What makes health care a good (or bad) investment?
Lots of people are looking at health care stocks. Since the end of 2015, their performance has been fairly modest, rising by less than 6%, while the rest of the market has returned almost 18%. Health care is among the cheaper sectors, with a forward P/E ratio of only 16.4x, vs the market’s 18.4x. Only telecom, which has falling revenues, is cheaper. So they are intriguing to value investors.
But what makes a healthcare company profitable? Any profitable company is going to invite competition. In order to sustain its profits, a company has to have some kind of structural advantage. This advantage can come from several factors.
The most significant, in healthcare stocks, are intangible assets, particularly patents. Patents typically last 20 years; it takes 8 years to develop a drug – although that time is shrinking. Branding is also powerful. Brands convey a certain quality assurance process, which is especially important in the developing world.

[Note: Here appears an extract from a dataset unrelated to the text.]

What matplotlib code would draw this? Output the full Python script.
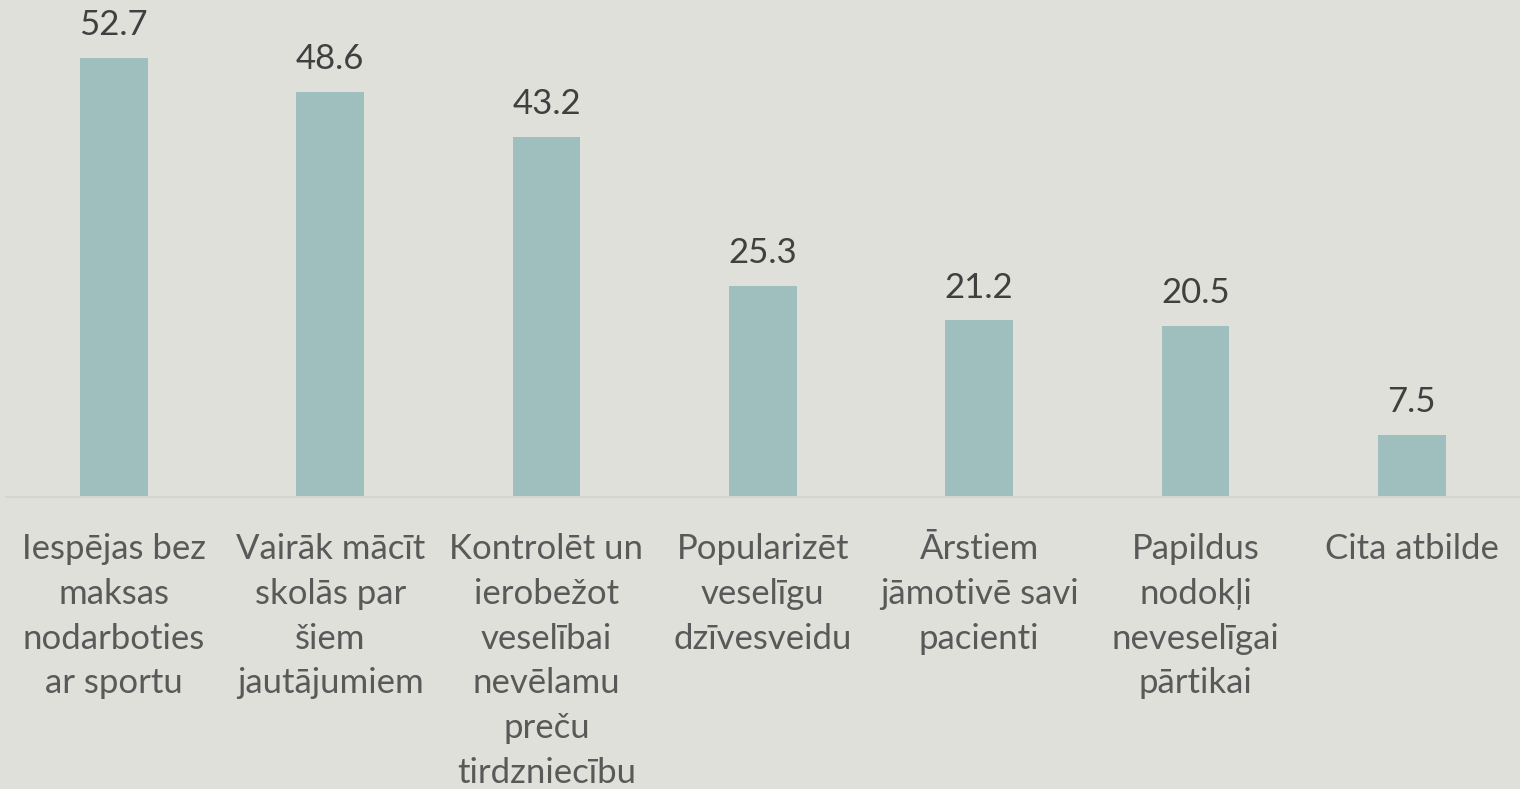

A cost advantage is also a strong driver of returns important. Cost advantages can come from several sources: the location, the company’s supply-chain management, or economies of scale. A related factor is also efficient scale. A company might be profitable treating a certain rare disease, and its competitors know that if they enter that market all the profits would disappear. So they hold off – at least for a little while.
Network effects and switching costs are the final economic moats that contribute to health care company profitability. A network effect creates a situation where the more consumers that use a service, the more valuable that service becomes. This especially applies to health insurers. The more people that enter their systems, the better pricing they are able to obtain. And switching costs are the inverse: when it’s difficult to replace a product or service, people keep using it even if a better product becomes available.
Health Care Payment Network. Source: CFA Institute
Innovation in these areas is by far the most important factor to consider. Since patents provide the widest economic moat, everyone wants to develop a new, patented, blockbuster drug. According to Morningstar, the hottest area of new drug development is in immuno-oncology: drugs that help our bodies find a cancerous growth and destroy it. They help our own immune systems to fight off cancer. The market for these drugs is potentially huge. But once a drug is patented, the clock begins ticking. Profits will plunge once the patent expires and generic competitors enter a market. The big pharma companies truly need to innovate or die.
Finally, we have to consider politics. Healthcare is an intensely political area: through its various programs, the government is the largest purchaser of health care products and services. And people see their co-payments go up and they get upset. It’s easy for politicians to promise to bring drug prices down. Of course, they rarely spell out how they will do this. Nevertheless, health care pricing is a political hot potato: no one wants to touch it, and they toss it away at the first opportunity.
By focusing on innovation and looking for firms with a sustainable advantage, investors can find a lot of valuable companies that appear fairly priced. Health care is a key are of the economy. It belongs in any diversified portfolio.